*Exercise details*
Reproduce the listing word for word, leaving every picture behind.

*Data excerpts*
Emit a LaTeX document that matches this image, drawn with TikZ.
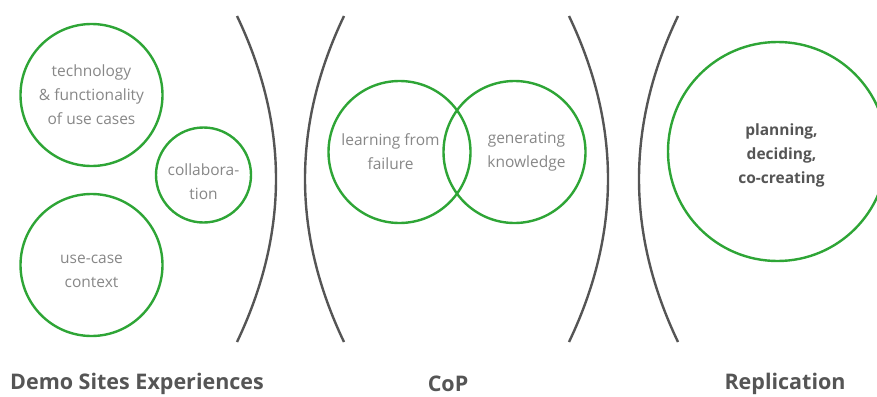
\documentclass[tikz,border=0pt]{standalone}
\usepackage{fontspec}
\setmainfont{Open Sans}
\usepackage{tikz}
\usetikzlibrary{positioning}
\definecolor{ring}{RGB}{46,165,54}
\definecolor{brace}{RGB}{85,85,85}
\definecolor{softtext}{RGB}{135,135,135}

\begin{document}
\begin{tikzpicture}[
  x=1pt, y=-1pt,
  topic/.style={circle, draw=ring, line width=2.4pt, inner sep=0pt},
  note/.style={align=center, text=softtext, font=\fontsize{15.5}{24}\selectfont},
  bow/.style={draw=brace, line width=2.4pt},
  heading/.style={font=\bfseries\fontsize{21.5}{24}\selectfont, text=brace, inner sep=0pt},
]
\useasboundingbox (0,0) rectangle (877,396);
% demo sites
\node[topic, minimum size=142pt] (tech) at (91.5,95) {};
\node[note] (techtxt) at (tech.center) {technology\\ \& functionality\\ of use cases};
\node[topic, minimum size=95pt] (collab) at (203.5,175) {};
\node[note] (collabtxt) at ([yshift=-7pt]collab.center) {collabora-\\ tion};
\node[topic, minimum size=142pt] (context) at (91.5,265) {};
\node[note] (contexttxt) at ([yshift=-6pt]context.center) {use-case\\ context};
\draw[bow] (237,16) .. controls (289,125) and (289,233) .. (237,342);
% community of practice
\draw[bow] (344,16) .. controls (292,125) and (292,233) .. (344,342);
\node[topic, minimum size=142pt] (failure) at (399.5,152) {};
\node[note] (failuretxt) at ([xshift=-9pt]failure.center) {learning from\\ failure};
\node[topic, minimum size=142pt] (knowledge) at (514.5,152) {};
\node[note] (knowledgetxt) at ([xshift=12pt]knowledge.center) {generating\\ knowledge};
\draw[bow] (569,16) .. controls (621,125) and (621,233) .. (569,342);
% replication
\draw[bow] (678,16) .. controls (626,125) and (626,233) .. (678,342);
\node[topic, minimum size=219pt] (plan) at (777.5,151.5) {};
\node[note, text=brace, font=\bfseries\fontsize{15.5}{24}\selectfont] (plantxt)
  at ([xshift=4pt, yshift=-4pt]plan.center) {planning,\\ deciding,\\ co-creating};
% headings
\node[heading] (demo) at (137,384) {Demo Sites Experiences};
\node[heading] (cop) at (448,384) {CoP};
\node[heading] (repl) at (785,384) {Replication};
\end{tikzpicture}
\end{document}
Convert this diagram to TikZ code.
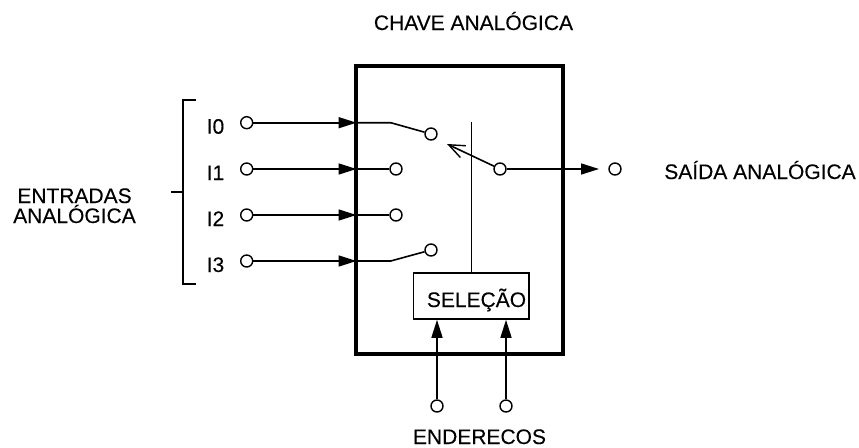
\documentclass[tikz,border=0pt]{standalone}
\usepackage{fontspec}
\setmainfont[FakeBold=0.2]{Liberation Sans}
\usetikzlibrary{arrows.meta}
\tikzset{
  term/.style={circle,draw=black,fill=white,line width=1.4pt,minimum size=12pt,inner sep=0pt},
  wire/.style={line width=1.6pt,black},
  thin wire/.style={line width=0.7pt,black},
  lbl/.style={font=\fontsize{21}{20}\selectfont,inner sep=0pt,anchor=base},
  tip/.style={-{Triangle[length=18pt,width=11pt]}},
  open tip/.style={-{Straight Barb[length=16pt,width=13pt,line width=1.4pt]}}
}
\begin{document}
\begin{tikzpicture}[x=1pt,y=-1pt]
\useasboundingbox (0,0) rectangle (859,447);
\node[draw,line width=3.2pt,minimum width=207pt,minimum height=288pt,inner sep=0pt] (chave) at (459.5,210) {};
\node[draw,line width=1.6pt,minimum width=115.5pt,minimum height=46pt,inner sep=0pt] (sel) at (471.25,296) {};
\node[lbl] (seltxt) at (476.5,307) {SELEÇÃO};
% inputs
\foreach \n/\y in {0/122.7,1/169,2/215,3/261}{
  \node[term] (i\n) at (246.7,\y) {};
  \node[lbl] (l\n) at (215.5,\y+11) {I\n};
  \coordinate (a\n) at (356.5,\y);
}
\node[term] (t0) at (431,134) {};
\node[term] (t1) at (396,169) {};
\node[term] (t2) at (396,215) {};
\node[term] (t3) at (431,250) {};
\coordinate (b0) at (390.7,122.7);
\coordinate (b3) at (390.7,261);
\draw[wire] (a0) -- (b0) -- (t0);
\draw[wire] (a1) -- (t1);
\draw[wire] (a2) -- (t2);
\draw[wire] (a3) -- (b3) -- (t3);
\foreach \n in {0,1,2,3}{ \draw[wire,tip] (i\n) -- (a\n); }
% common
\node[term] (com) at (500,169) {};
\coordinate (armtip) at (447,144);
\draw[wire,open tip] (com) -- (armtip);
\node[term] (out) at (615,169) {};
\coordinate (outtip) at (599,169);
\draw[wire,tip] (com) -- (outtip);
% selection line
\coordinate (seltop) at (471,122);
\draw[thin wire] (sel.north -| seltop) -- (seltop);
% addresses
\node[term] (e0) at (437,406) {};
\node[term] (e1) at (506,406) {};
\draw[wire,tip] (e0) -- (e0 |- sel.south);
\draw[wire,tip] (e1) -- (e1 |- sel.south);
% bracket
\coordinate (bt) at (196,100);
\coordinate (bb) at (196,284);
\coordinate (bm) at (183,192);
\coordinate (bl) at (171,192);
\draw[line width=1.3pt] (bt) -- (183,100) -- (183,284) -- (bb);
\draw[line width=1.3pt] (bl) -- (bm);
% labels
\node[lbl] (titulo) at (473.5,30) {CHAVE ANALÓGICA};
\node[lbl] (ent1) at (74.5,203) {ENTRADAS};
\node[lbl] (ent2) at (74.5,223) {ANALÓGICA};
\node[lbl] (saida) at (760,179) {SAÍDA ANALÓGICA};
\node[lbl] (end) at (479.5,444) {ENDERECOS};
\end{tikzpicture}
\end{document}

*Written solution*
Emit a LaTeX document that matches this image, drawn with TikZ.
\documentclass[tikz,border=0pt]{standalone}
\usepackage{fontspec}
\setmainfont{Open Sans}
\usepackage{tikz}
\usetikzlibrary{positioning}
\definecolor{ring}{RGB}{46,165,54}
\definecolor{brace}{RGB}{85,85,85}
\definecolor{softtext}{RGB}{135,135,135}

\begin{document}
\begin{tikzpicture}[
  x=1pt, y=-1pt,
  topic/.style={circle, draw=ring, line width=2.4pt, inner sep=0pt},
  note/.style={align=center, text=softtext, font=\fontsize{15.5}{24}\selectfont},
  bow/.style={draw=brace, line width=2.4pt},
  heading/.style={font=\bfseries\fontsize{21.5}{24}\selectfont, text=brace, inner sep=0pt},
]
\useasboundingbox (0,0) rectangle (877,396);
% demo sites
\node[topic, minimum size=142pt] (tech) at (91.5,95) {};
\node[note] (techtxt) at (tech.center) {technology\\ \& functionality\\ of use cases};
\node[topic, minimum size=95pt] (collab) at (203.5,175) {};
\node[note] (collabtxt) at ([yshift=-7pt]collab.center) {collabora-\\ tion};
\node[topic, minimum size=142pt] (context) at (91.5,265) {};
\node[note] (contexttxt) at ([yshift=-6pt]context.center) {use-case\\ context};
\draw[bow] (237,16) .. controls (289,125) and (289,233) .. (237,342);
% community of practice
\draw[bow] (344,16) .. controls (292,125) and (292,233) .. (344,342);
\node[topic, minimum size=142pt] (failure) at (399.5,152) {};
\node[note] (failuretxt) at ([xshift=-9pt]failure.center) {learning from\\ failure};
\node[topic, minimum size=142pt] (knowledge) at (514.5,152) {};
\node[note] (knowledgetxt) at ([xshift=12pt]knowledge.center) {generating\\ knowledge};
\draw[bow] (569,16) .. controls (621,125) and (621,233) .. (569,342);
% replication
\draw[bow] (678,16) .. controls (626,125) and (626,233) .. (678,342);
\node[topic, minimum size=219pt] (plan) at (777.5,151.5) {};
\node[note, text=brace, font=\bfseries\fontsize{15.5}{24}\selectfont] (plantxt)
  at ([xshift=4pt, yshift=-4pt]plan.center) {planning,\\ deciding,\\ co-creating};
% headings
\node[heading] (demo) at (137,384) {Demo Sites Experiences};
\node[heading] (cop) at (448,384) {CoP};
\node[heading] (repl) at (785,384) {Replication};
\end{tikzpicture}
\end{document}
Convert this diagram to TikZ code.
\documentclass[tikz,border=0pt]{standalone}
\usepackage{fontspec}
\setmainfont[FakeBold=0.2]{Liberation Sans}
\usetikzlibrary{arrows.meta}
\tikzset{
  term/.style={circle,draw=black,fill=white,line width=1.4pt,minimum size=12pt,inner sep=0pt},
  wire/.style={line width=1.6pt,black},
  thin wire/.style={line width=0.7pt,black},
  lbl/.style={font=\fontsize{21}{20}\selectfont,inner sep=0pt,anchor=base},
  tip/.style={-{Triangle[length=18pt,width=11pt]}},
  open tip/.style={-{Straight Barb[length=16pt,width=13pt,line width=1.4pt]}}
}
\begin{document}
\begin{tikzpicture}[x=1pt,y=-1pt]
\useasboundingbox (0,0) rectangle (859,447);
\node[draw,line width=3.2pt,minimum width=207pt,minimum height=288pt,inner sep=0pt] (chave) at (459.5,210) {};
\node[draw,line width=1.6pt,minimum width=115.5pt,minimum height=46pt,inner sep=0pt] (sel) at (471.25,296) {};
\node[lbl] (seltxt) at (476.5,307) {SELEÇÃO};
% inputs
\foreach \n/\y in {0/122.7,1/169,2/215,3/261}{
  \node[term] (i\n) at (246.7,\y) {};
  \node[lbl] (l\n) at (215.5,\y+11) {I\n};
  \coordinate (a\n) at (356.5,\y);
}
\node[term] (t0) at (431,134) {};
\node[term] (t1) at (396,169) {};
\node[term] (t2) at (396,215) {};
\node[term] (t3) at (431,250) {};
\coordinate (b0) at (390.7,122.7);
\coordinate (b3) at (390.7,261);
\draw[wire] (a0) -- (b0) -- (t0);
\draw[wire] (a1) -- (t1);
\draw[wire] (a2) -- (t2);
\draw[wire] (a3) -- (b3) -- (t3);
\foreach \n in {0,1,2,3}{ \draw[wire,tip] (i\n) -- (a\n); }
% common
\node[term] (com) at (500,169) {};
\coordinate (armtip) at (447,144);
\draw[wire,open tip] (com) -- (armtip);
\node[term] (out) at (615,169) {};
\coordinate (outtip) at (599,169);
\draw[wire,tip] (com) -- (outtip);
% selection line
\coordinate (seltop) at (471,122);
\draw[thin wire] (sel.north -| seltop) -- (seltop);
% addresses
\node[term] (e0) at (437,406) {};
\node[term] (e1) at (506,406) {};
\draw[wire,tip] (e0) -- (e0 |- sel.south);
\draw[wire,tip] (e1) -- (e1 |- sel.south);
% bracket
\coordinate (bt) at (196,100);
\coordinate (bb) at (196,284);
\coordinate (bm) at (183,192);
\coordinate (bl) at (171,192);
\draw[line width=1.3pt] (bt) -- (183,100) -- (183,284) -- (bb);
\draw[line width=1.3pt] (bl) -- (bm);
% labels
\node[lbl] (titulo) at (473.5,30) {CHAVE ANALÓGICA};
\node[lbl] (ent1) at (74.5,203) {ENTRADAS};
\node[lbl] (ent2) at (74.5,223) {ANALÓGICA};
\node[lbl] (saida) at (760,179) {SAÍDA ANALÓGICA};
\node[lbl] (end) at (479.5,444) {ENDERECOS};
\end{tikzpicture}
\end{document}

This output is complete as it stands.